Mid-September, 1976
A New Thrust
Once we had decided that, indeed, the Lord wanted us to step out in faith and try to buy the college campus as a base to begin "waving the flag for the frontiers," as Ralph called it, we were caught up in all sorts of negotiations and correspondence which kept Ralph extremely busy.
Nevertheless, months before, Ralph had made certain promises which he still had to keep. Chief among these was that he would deliver the opening message at the annual meeting of the Evangelical Foreign Mission Association, meeting in mid-September. The date was approaching very rapidly, and he had had no time at all to prepare. Probably he had been chosen as a follow-through to his Lausanne address, which spoke of the vast numbers of still unreached peoples in the world. Who, more than mission agencies, were interested in what to do about this. Did he have any ideas?
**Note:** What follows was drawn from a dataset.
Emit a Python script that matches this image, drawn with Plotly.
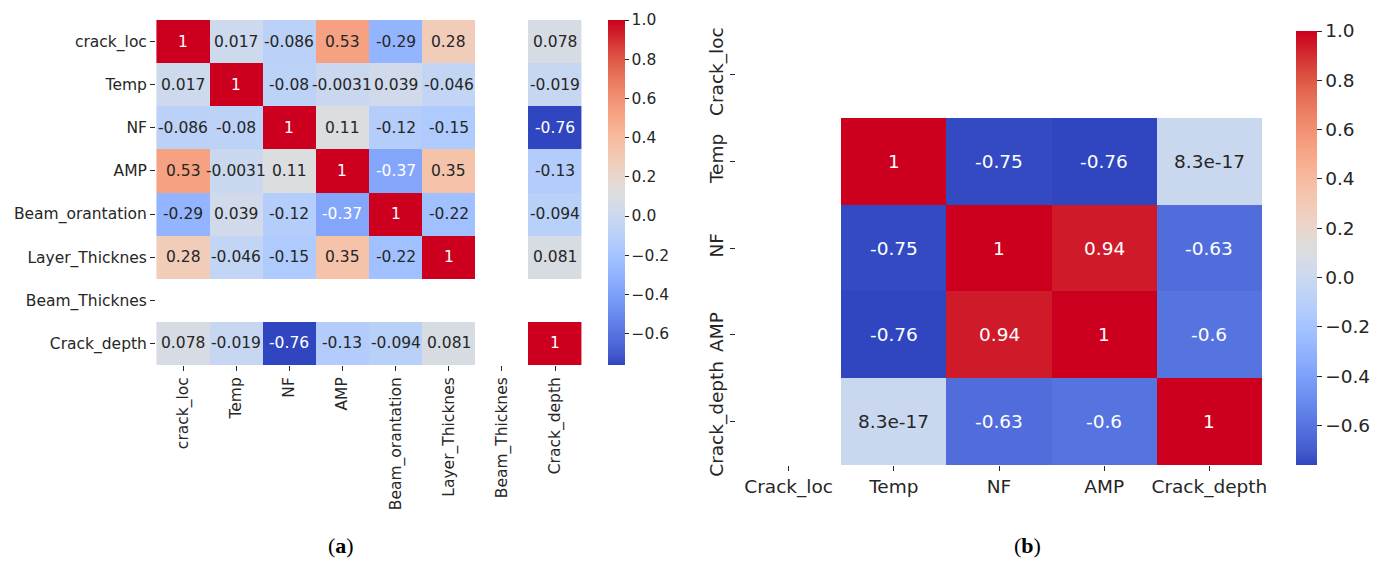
import plotly.graph_objects as go

# ---------------- data ----------------
labels_a = ["crack_loc", "Temp", "NF", "AMP", "Beam_orantation",
            "Layer_Thicknes", "Beam_Thicknes", "Crack_depth"]
N = None
corr_a = [
    [1, 0.017, -0.086, 0.53, -0.29, 0.28, N, 0.078],
    [0.017, 1, -0.08, -0.0031, 0.039, -0.046, N, -0.019],
    [-0.086, -0.08, 1, 0.11, -0.12, -0.15, N, -0.76],
    [0.53, -0.0031, 0.11, 1, -0.37, 0.35, N, -0.13],
    [-0.29, 0.039, -0.12, -0.37, 1, -0.22, N, -0.094],
    [0.28, -0.046, -0.15, 0.35, -0.22, 1, N, 0.081],
    [N, N, N, N, N, N, N, N],
    [0.078, -0.019, -0.76, -0.13, -0.094, 0.081, N, 1],
]

labels_b = ["Crack_loc", "Temp", "NF", "AMP", "Crack_depth"]
corr_b = [
    [N, N, N, N, N],
    [N, 1, -0.75, -0.76, 8.3e-17],
    [N, -0.75, 1, 0.94, -0.63],
    [N, -0.76, 0.94, 1, -0.6],
    [N, 8.3e-17, -0.63, -0.6, 1],
]

zmin, zmax = -0.76, 1.0
cbar_ticks = [-0.6, -0.4, -0.2, 0.0, 0.2, 0.4, 0.6, 0.8, 1.0]

# coolwarm (Moreland) table, slightly saturated at the ends
cw = [
    (59, 76, 192), (68, 90, 204), (77, 104, 215), (87, 117, 225), (98, 130, 234),
    (108, 142, 241), (119, 154, 247), (130, 165, 251), (141, 176, 254), (152, 185, 255),
    (163, 194, 255), (174, 201, 253), (184, 208, 249), (194, 213, 244), (204, 217, 238),
    (213, 219, 230), (221, 221, 221), (229, 216, 209), (236, 211, 197), (241, 204, 184),
    (245, 196, 172), (247, 187, 160), (247, 177, 148), (247, 166, 135), (244, 154, 123),
    (241, 141, 111), (236, 127, 99), (229, 112, 88), (224, 94, 74), (218, 74, 62),
    (212, 50, 52), (206, 24, 40), (204, 0, 30),
]
cw[0] = (48, 70, 192)
n = len(cw) - 1
colorscale = [[i / n, "rgb(%d,%d,%d)" % c] for i, c in enumerate(cw)]


def color_at(v):
    t = (v - zmin) / (zmax - zmin)
    t = min(1.0, max(0.0, t))
    k = min(n - 1, int(t * n))
    f = t * n - k
    a, b = cw[k], cw[k + 1]
    return [a[i] + (b[i] - a[i]) * f for i in range(3)]


def rel_lum(rgb):
    out = []
    for c in rgb:
        c = c / 255.0
        out.append(c / 12.92 if c <= 0.03928 else ((c + 0.055) / 1.055) ** 2.4)
    return 0.2126 * out[0] + 0.7152 * out[1] + 0.0722 * out[2]


DARK = "#262626"
FONT = "DejaVu Sans"
W, H = 1390, 561

fig = go.Figure()

fs_a, fs_b = 15.5, 18.5

fig.add_trace(go.Heatmap(
    z=corr_a, x=labels_a, y=labels_a, xaxis="x", yaxis="y",
    zmin=zmin, zmax=zmax, colorscale=colorscale, hoverinfo="skip",
    colorbar=dict(x=608 / W, xanchor="left", y=1 - 20 / H, yanchor="top",
                  len=345 / H, lenmode="fraction", thickness=17, thicknessmode="pixels",
                  outlinewidth=0, ticks="outside", ticklen=4, tickcolor=DARK,
                  tickvals=cbar_ticks, tickformat=".1f", xpad=0, ypad=0,
                  tickfont=dict(family=FONT, size=fs_a, color=DARK)),
))
fig.add_trace(go.Heatmap(
    z=corr_b, x=labels_b, y=labels_b, xaxis="x2", yaxis="y2",
    zmin=zmin, zmax=zmax, colorscale=colorscale, hoverinfo="skip",
    colorbar=dict(x=1296 / W, xanchor="left", y=1 - 31 / H, yanchor="top",
                  len=434 / H, lenmode="fraction", thickness=21, thicknessmode="pixels",
                  outlinewidth=0, ticks="outside", ticklen=5, tickcolor=DARK,
                  tickvals=cbar_ticks, tickformat=".1f", xpad=0, ypad=0,
                  tickfont=dict(family=FONT, size=fs_b, color=DARK)),
))

annotations = []
for labels, corr, xr, yr, fs in [(labels_a, corr_a, "x", "y", fs_a),
                                 (labels_b, corr_b, "x2", "y2", fs_b)]:
    for i, row in enumerate(corr):
        for j, v in enumerate(row):
            if v is None:
                continue
            col = DARK if rel_lum(color_at(v)) > 0.408 else "white"
            annotations.append(dict(
                x=labels[j], y=labels[i], xref=xr, yref=yr, text=format(v, ".2g"),
                showarrow=False, font=dict(family=FONT, size=fs, color=col)))

for lab, xc in [("a", 341), ("b", 1027)]:
    annotations.append(dict(x=xc / W, y=1 - 545 / H, xref="paper", yref="paper",
                            xanchor="center", yanchor="middle",
                            text="(<b>%s</b>)" % lab, showarrow=False,
                            font=dict(family="Liberation Serif", size=22, color="black")))

axis_common = dict(type="category", showgrid=False, zeroline=False, showline=False,
                   ticks="outside", ticklen=5, tickcolor=DARK, tickwidth=1,
                   automargin=False)

fig.update_layout(
    width=W, height=H, margin=dict(l=0, r=0, t=0, b=0, autoexpand=False),
    paper_bgcolor="white", plot_bgcolor="white", showlegend=False,
    xaxis=dict(domain=[156 / W, 582 / W], anchor="y", tickangle=-90,
               categoryorder="array", categoryarray=labels_a,
               tickfont=dict(family=FONT, size=fs_a, color=DARK), **axis_common),
    yaxis=dict(domain=[1 - 365 / H, 1 - 20 / H], anchor="x", autorange="reversed",
               categoryorder="array", categoryarray=labels_a,
               tickfont=dict(family=FONT, size=fs_a, color=DARK), **axis_common),
    xaxis2=dict(domain=[736 / W, 1262 / W], anchor="y2", tickangle=0,
                categoryorder="array", categoryarray=labels_b,
                tickfont=dict(family=FONT, size=fs_b, color=DARK), **axis_common),
    yaxis2=dict(domain=[1 - 465 / H, 1 - 31 / H], anchor="x2", autorange="reversed",
                tickangle=-90, categoryorder="array", categoryarray=labels_b,
                tickfont=dict(family=FONT, size=fs_b, color=DARK), **axis_common),
    annotations=annotations,
)

fig.write_html("out.html", config={"displayModeBar": False},
               post_script="document.body.style.margin='0';document.body.style.overflow='hidden';")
As at Lausanne, he reminded these 100 or so mission executives of the need of the unreached and the improbability that anything would be done to reach them unless certain trends now prevalent were modified somehow. "It is undeniable," he said, "that some of the most pervasive trends in the past 50 years have been 1) the successful and impressive development of the national churches, 2) the waning percentage
Page 34
of pioneer-type missionary recruits, and 3) the increasing demands by the national churches for missionary specialists to work in the area of nurture . . . . This may be the welcome 'new day' in relation to national churches, but it represents a massive, mainly tragic swerving away from the straightforward requirements of the unfulfilled task in regard to the 2.8 billion non-Christians."
As he always does, he did not suggest that missionaries be moved from where they were already working, but rather that it was past time for new strategies and new emphases to reach those peoples who had never been approached with the gospel or who had seemed to be resistant to it. He called his address "The Grounds for a New Thrust in World Mission."
His mind, just then, however, was on how to persuade the Point Loma board which owned the property to sell it to us, who had no money and no mailing list. Still ahead was the difficulty of telling the facility at the School of World Mission that he would not be coming back after his sabbatical during the fall semester. And what about our own support?
Understandably, it was a real struggle for him to focus his thoughts on the topic for his address, even though for years he had been ruminating on the many obstacles to mission advance. For more than ten years, he had whole-heartedly embraced Dr. McGavran's emphasis on the necessity of church growth, especially as it related to planting so-called "daughter" churches and reaching across cultural barriers to plant churches where they did not yet exist.
But McGavran's insistence of going only where the people were receptive always bothered him a bit. Ralph agreed that the seed must be sown on the ground that bore fruit isn't that what Jesus Himself implied? And yet, what if the ground was not really resistant but rather neglected, as the title of the dissertation of one of his students suggested? Perhaps the fault lay with the missionary or with the strategy he used. Jesus said people would come to the marriage supper
Page 35
of the Lamb from "every tribe, tongue and language." There had to be responsive people, therefore, in each of these. But where were they?
Obviously there were obstacles to advance. He spoke of twelve:
1) The bare-handed missionary, who goes with inadequate back-up and resources.
2) The self-managing missionary, who means well, but needs on-the-field supervision.
3) The untrained missionary, with special reference to the lack of additional training on the field where he works.
4) The rise of the questioning layman, who too readily assumes he has the answers.
5) The failure to harness vital new forces, especially in handing down leadership to the younger, newer missionaries.
6) The need for dual-board non-Western missions (the so-called "third-world mission agencies.")
7) The decline of women's involvement (the death of the Women's Boards and the change from the local church's Women's Missionary Society to simply the meeting of the Women's Society), with all that implied for missions.
8) The syndrome of "every organization for itself," with its resultant overlap and duplication of effort while vast fields go untouched.
9) The lack of a major mission center. (Here is where he first announced publicly what we were just beginning to do, and why. How would these mission executives receive this? We had no idea.)
10) The absence of economically indigenized projects. In other words, is what we as mission agencies do able to be copied by economically strapped indigenous missions? Do we set an example they can readily follow?
11) The myth of over-missionizing basically a psychological obstacle rather than a real one.
12) The massive omission, ending up where he began with the challenge of the still-unreached.
Page 36
When the professors at the School of World Mission returned from their summer activities one by one and learned what we were contemplating, they urged him to give up the idea lest he no longer be able to challenge others through his writings. Perhaps that is why God allowed this particular address to be planned right at the beginning of our struggles to show that God was able to meet that need also. During the years of our struggle to buy the campus, Ralph wrote more definitive articles that in the previous ten years of only academic responsibilities.
During this time, Ralph had no secretary. Fortunately, only one of our daughters was still in high school, so that for most of each day I could help him with his article.
Then, things began to happen fast. He met with the Point Loma board. He met with the dean of the School of World Mission. We invited the faculty of the SWM to our house for breakfast, and were stunned at the negative response they gave to our announcement and the all-too-obvious distancing of themselves from us as a result.
And Ralph went off to deliver his address.